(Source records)
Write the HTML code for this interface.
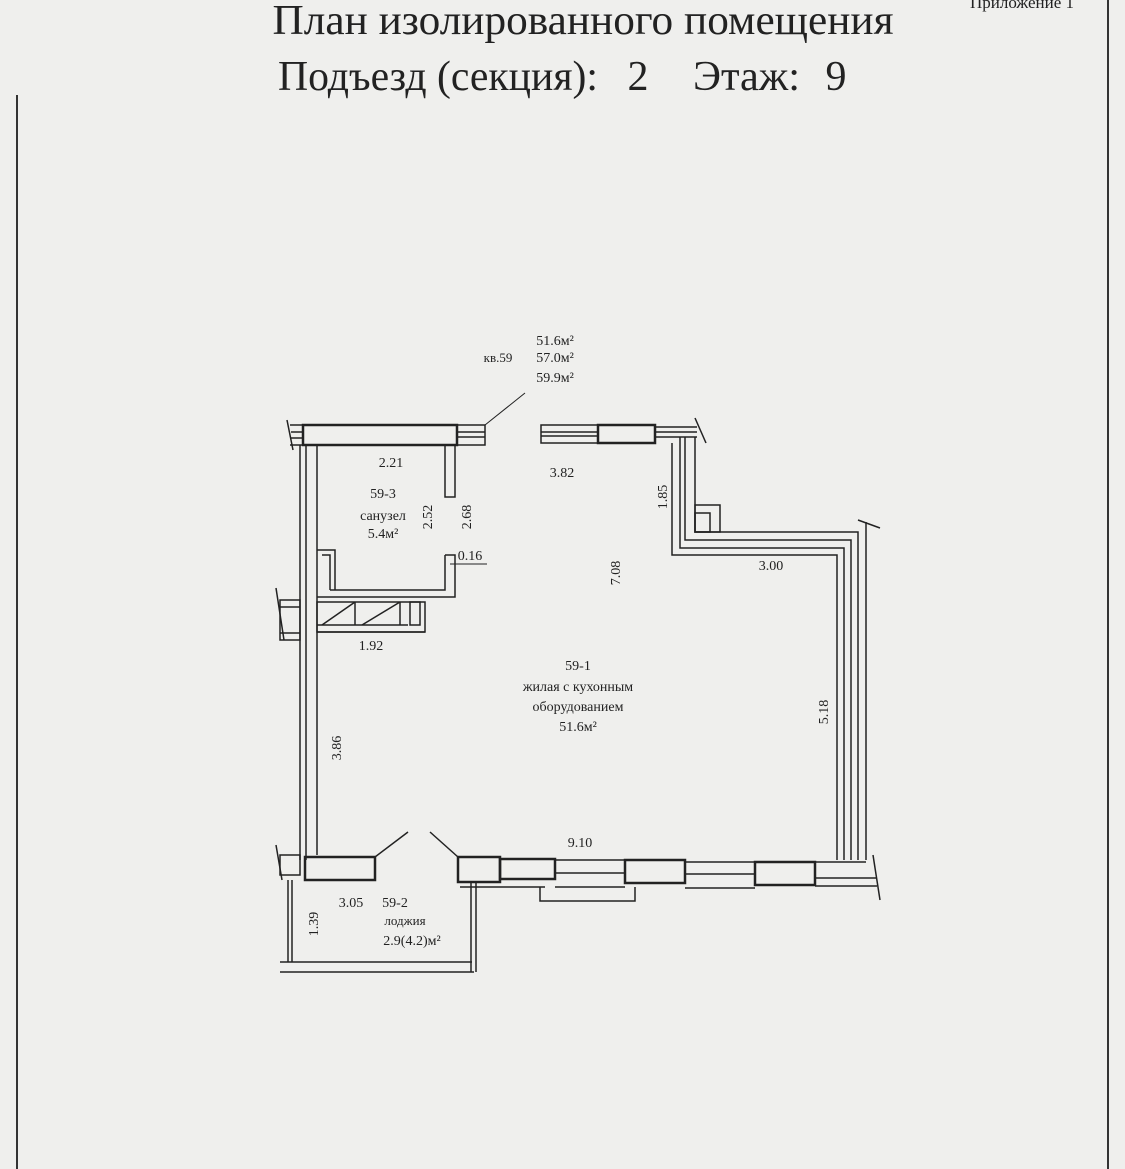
<!DOCTYPE html>
<html><head><meta charset="utf-8"><style>
html,body{margin:0;padding:0;background:#efefed;}
svg{display:block}
text{font-family:"Liberation Serif",serif;fill:#222}
</style></head><body>
<svg width="1125" height="1169" viewBox="0 0 1125 1169" xmlns="http://www.w3.org/2000/svg">
<rect width="1125" height="1169" fill="#efefed"/>
<line x1="17" y1="95" x2="17" y2="1169" stroke="#333" stroke-width="2"/>
<line x1="1108" y1="0" x2="1108" y2="1169" stroke="#333" stroke-width="2"/>
<text x="1022" y="8" font-size="17" text-anchor="middle">Приложение 1</text>
<text x="583" y="34" font-size="42" text-anchor="middle" textLength="621" lengthAdjust="spacingAndGlyphs">План изолированного помещения</text>
<text x="278" y="90" font-size="42" textLength="320" lengthAdjust="spacingAndGlyphs">Подъезд (секция):</text>
<text x="638" y="90" font-size="42" text-anchor="middle">2</text>
<text x="693" y="90" font-size="42" textLength="107" lengthAdjust="spacingAndGlyphs">Этаж:</text>
<text x="836" y="90" font-size="42" text-anchor="middle">9</text>

<g stroke="#222" fill="none" stroke-width="1.5">
<rect x="303" y="425" width="154" height="20" stroke-width="2.5"/>
<line x1="290" y1="425" x2="303" y2="425"/><line x1="290" y1="445" x2="303" y2="445"/>
<line x1="287" y1="420" x2="293" y2="450"/>
<line x1="291" y1="432" x2="303" y2="432"/><line x1="291" y1="438" x2="303" y2="438"/>
<rect x="457" y="425" width="28" height="20"/>
<line x1="457" y1="432" x2="485" y2="432"/><line x1="457" y1="437" x2="485" y2="437"/>
<line x1="485" y1="425" x2="525" y2="393" stroke-width="1"/>
<rect x="541" y="425" width="57" height="18"/>
<line x1="541" y1="432" x2="598" y2="432"/><line x1="541" y1="436" x2="598" y2="436"/>
<rect x="598" y="425" width="57" height="18" stroke-width="2.5"/>
<polyline points="655,427 697,427"/><polyline points="655,432 697,432"/><polyline points="655,437 697,437"/>
<line x1="695" y1="418" x2="706" y2="443"/>
<polyline points="695,437 695,532 858,532 858,860"/>
<polyline points="685,437 685,540 851,540 851,860"/>
<polyline points="680,437 680,548 844,548 844,860"/>
<polyline points="672,443 672,555 837,555 837,860"/>
<polyline points="866,522 866,860"/>
<line x1="858" y1="520" x2="880" y2="528"/>
<rect x="695" y="505" width="25" height="27"/><rect x="695" y="513" width="15" height="19"/>
<line x1="300" y1="445" x2="300" y2="860"/>
<line x1="306" y1="445" x2="306" y2="860"/>
<line x1="317" y1="445" x2="317" y2="855"/>
<rect x="445" y="445" width="10" height="52"/>
<polyline points="445,555 455,555 455,597 317,597"/>
<polyline points="445,555 445,590 330,590"/>
<polyline points="317,550 335,550 335,590"/>
<polyline points="322,555 330,555 330,590"/>
<rect x="280" y="600" width="20" height="40"/>
<line x1="280" y1="607" x2="300" y2="607"/><line x1="280" y1="633" x2="300" y2="633"/>
<line x1="276" y1="588" x2="284" y2="640"/>
<rect x="317" y="602" width="108" height="30"/>
<line x1="317" y1="632" x2="425" y2="632"/>
<line x1="355" y1="602" x2="355" y2="625"/><line x1="400" y1="602" x2="400" y2="625"/>
<line x1="322" y1="625" x2="355" y2="602"/><line x1="362" y1="625" x2="400" y2="602"/>
<rect x="410" y="602" width="10" height="23"/>
<line x1="317" y1="625" x2="408" y2="625"/>
<rect x="280" y="855" width="20" height="20"/>
<line x1="276" y1="845" x2="282" y2="880"/>
<rect x="305" y="857" width="70" height="23" stroke-width="2.5"/>
<line x1="375" y1="857" x2="408" y2="832"/>
<line x1="430" y1="832" x2="458" y2="857"/>
<rect x="458" y="857" width="42" height="25" stroke-width="2.5"/>
<rect x="500" y="859" width="55" height="20" stroke-width="2.5"/>
<line x1="555" y1="860" x2="625" y2="860"/><line x1="555" y1="873" x2="625" y2="873"/><line x1="555" y1="887" x2="625" y2="887"/>
<rect x="625" y="860" width="60" height="23" stroke-width="2.5"/>
<line x1="685" y1="862" x2="755" y2="862"/><line x1="685" y1="874" x2="755" y2="874"/><line x1="685" y1="888" x2="755" y2="888"/>
<rect x="755" y="862" width="60" height="23" stroke-width="2.5"/>
<polyline points="815,862 866,862"/><polyline points="815,878 877,878"/><polyline points="815,886 877,886"/>
<line x1="873" y1="855" x2="880" y2="900"/>
<line x1="460" y1="887" x2="545" y2="887"/>
<polyline points="540,887 540,901 635,901 635,887"/>
<line x1="288" y1="880" x2="288" y2="962"/><line x1="292" y1="880" x2="292" y2="962"/>
<line x1="280" y1="962" x2="472" y2="962"/><line x1="280" y1="972" x2="474" y2="972"/>
<line x1="471" y1="882" x2="471" y2="972"/><line x1="476" y1="882" x2="476" y2="972"/>
<line x1="450" y1="564" x2="487" y2="564" stroke-width="1"/>
</g>

<g font-size="14">
<text x="555" y="345" text-anchor="middle">51.6м²</text>
<text x="555" y="362" text-anchor="middle">57.0м²</text>
<text x="555" y="382" text-anchor="middle">59.9м²</text>
<text x="498" y="362" text-anchor="middle" font-size="13">кв.59</text>
<text x="391" y="467" text-anchor="middle">2.21</text>
<text x="562" y="477" text-anchor="middle">3.82</text>
<text x="383" y="498" text-anchor="middle">59-3</text>
<text x="383" y="520" text-anchor="middle">санузел</text>
<text x="383" y="538" text-anchor="middle">5.4м²</text>
<text x="470" y="560" text-anchor="middle">0.16</text>
<text x="371" y="650" text-anchor="middle">1.92</text>
<text x="771" y="570" text-anchor="middle">3.00</text>
<text x="578" y="670" text-anchor="middle">59-1</text>
<text x="578" y="691" text-anchor="middle">жилая с кухонным</text>
<text x="578" y="711" text-anchor="middle">оборудованием</text>
<text x="578" y="731" text-anchor="middle">51.6м²</text>
<text x="580" y="847" text-anchor="middle">9.10</text>
<text x="351" y="907" text-anchor="middle">3.05</text>
<text x="395" y="907" text-anchor="middle">59-2</text>
<text x="405" y="925" text-anchor="middle" font-size="13">лоджия</text>
<text x="412" y="945" text-anchor="middle">2.9(4.2)м²</text>
<text transform="translate(432,517) rotate(-90)" text-anchor="middle">2.52</text>
<text transform="translate(471,517) rotate(-90)" text-anchor="middle">2.68</text>
<text transform="translate(667,497) rotate(-90)" text-anchor="middle">1.85</text>
<text transform="translate(620,573) rotate(-90)" text-anchor="middle">7.08</text>
<text transform="translate(828,712) rotate(-90)" text-anchor="middle">5.18</text>
<text transform="translate(341,748) rotate(-90)" text-anchor="middle">3.86</text>
<text transform="translate(318,924) rotate(-90)" text-anchor="middle">1.39</text>
</g>
</svg>
</body></html>
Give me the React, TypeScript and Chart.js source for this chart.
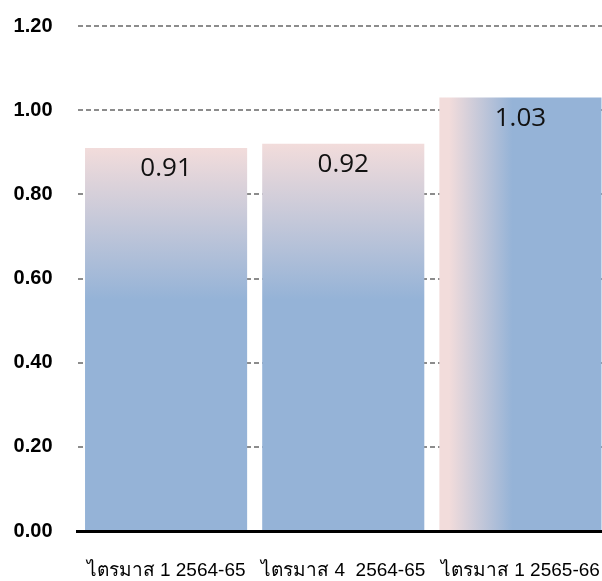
import React, { useEffect, useRef } from "react";
import { Chart, registerables } from "chart.js";

Chart.register(...registerables);

const categories = ["ไตรมาส 1 2564-65", "ไตรมาส 4  2564-65", "ไตรมาส 1 2565-66"];
const values = [0.91, 0.92, 1.03];
const labelTexts = ["0.91", "0.92", "1.03"];
const yTicks = [0, 0.2, 0.4, 0.6, 0.8, 1.0, 1.2];

const PINK = "#f2dcdb";
const BLUE = "#95b3d7";
const BAR_PCT = 0.915;

const valueLabelPlugin = {
  id: "valueLabels",
  afterDatasetsDraw(chart: any) {
    const ctx = chart.ctx;
    const meta = chart.getDatasetMeta(0);
    ctx.save();
    ctx.font = "26px 'Open Sans', sans-serif";
    ctx.fillStyle = "#111";
    ctx.textAlign = "center";
    ctx.textBaseline = "middle";
    meta.data.forEach((bar: any, i: number) => {
      ctx.fillText(labelTexts[i], bar.x, bar.y + 21);
    });
    ctx.restore();
  },
};

export default function App() {
  const ref = useRef<HTMLCanvasElement | null>(null);
  useEffect(() => {
    document.body.style.margin = "0";
    const canvas = ref.current!;
    const chart = new Chart(canvas, {
      type: "bar",
      data: {
        labels: categories,
        datasets: [
          {
            data: values,
            barPercentage: BAR_PCT,
            categoryPercentage: 1,
            backgroundColor: (c: any) => {
              const ch = c.chart;
              const area = ch.chartArea;
              if (!area || c.dataIndex === undefined) return BLUE;
              const ctx = ch.ctx;
              const xs = ch.scales.x;
              const ys = ch.scales.y;
              const i = c.dataIndex;
              if (i === 2) {
                const cw = (area.right - area.left) / categories.length;
                const cx = xs.getPixelForValue(i);
                const left = cx - (cw * BAR_PCT) / 2;
                const w = cw * BAR_PCT;
                const g = ctx.createLinearGradient(left, 0, left + w, 0);
                g.addColorStop(0, PINK);
                g.addColorStop(0.06, PINK);
                g.addColorStop(0.45, BLUE);
                g.addColorStop(1, BLUE);
                return g;
              }
              const top = ys.getPixelForValue(values[i]);
              const bot = ys.getPixelForValue(0.55);
              const g = ctx.createLinearGradient(0, top, 0, bot);
              g.addColorStop(0, PINK);
              g.addColorStop(1, BLUE);
              return g;
            },
            borderWidth: 0,
          },
        ],
      },
      options: {
        animation: false,
        responsive: false,
        maintainAspectRatio: false,
        layout: { padding: { top: 26, left: 0, right: 0, bottom: 0 } },
        plugins: {
          legend: { display: false },
          tooltip: { enabled: false },
        },
        scales: {
          x: {
            grid: { display: false, drawTicks: false },
            border: { color: "#000", width: 3 },
            ticks: {
              color: "#000",
              padding: 28,
              font: { family: "'Liberation Sans', Arial, sans-serif", size: 19 },
              maxRotation: 0,
              autoSkip: false,
            },
            afterFit: (s: any) => {
              s.height = 50;
              s.paddingLeft = 0;
              s.paddingRight = 0;
            },
          },
          y: {
            min: 0,
            max: 1.2,
            afterBuildTicks: (s: any) => {
              s.ticks = yTicks.map((v) => ({ value: v }));
            },
            grid: {
              color: "#8c8c8c",
              lineWidth: 2,
              drawTicks: false,
            },
            border: { display: false, dash: [5, 3] },
            ticks: {
              color: "#000",
              padding: 25,
              font: { family: "'Liberation Sans', Arial, sans-serif", size: 20, weight: "bold" },
              callback: (v: any) => Number(v).toFixed(2),
            },
            afterFit: (s: any) => {
              s.width = 77.5;
              s.paddingTop = 0;
              s.paddingBottom = 0;
            },
          },
        },
      },
      plugins: [valueLabelPlugin],
    } as any);
    return () => chart.destroy();
  }, []);
  return (
    <div style={{ width: 602, height: 581, overflow: "hidden", position: "relative" }}>
      <canvas ref={ref} width={609} height={581} style={{ display: "block" }} />
    </div>
  );
}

**DIRECTIVE:** Write out, exactly and with nothing added, everything from the line with "Give me the" down to the line with "const BAR_PCT = 0.915;", both included. Drop any pictures.

**RESULT BELOW:**
Give me the React, TypeScript and Chart.js source for this chart.
import React, { useEffect, useRef } from "react";
import { Chart, registerables } from "chart.js";

Chart.register(...registerables);

const categories = ["ไตรมาส 1 2564-65", "ไตรมาส 4  2564-65", "ไตรมาส 1 2565-66"];
const values = [0.91, 0.92, 1.03];
const labelTexts = ["0.91", "0.92", "1.03"];
const yTicks = [0, 0.2, 0.4, 0.6, 0.8, 1.0, 1.2];

const PINK = "#f2dcdb";
const BLUE = "#95b3d7";
const BAR_PCT = 0.915;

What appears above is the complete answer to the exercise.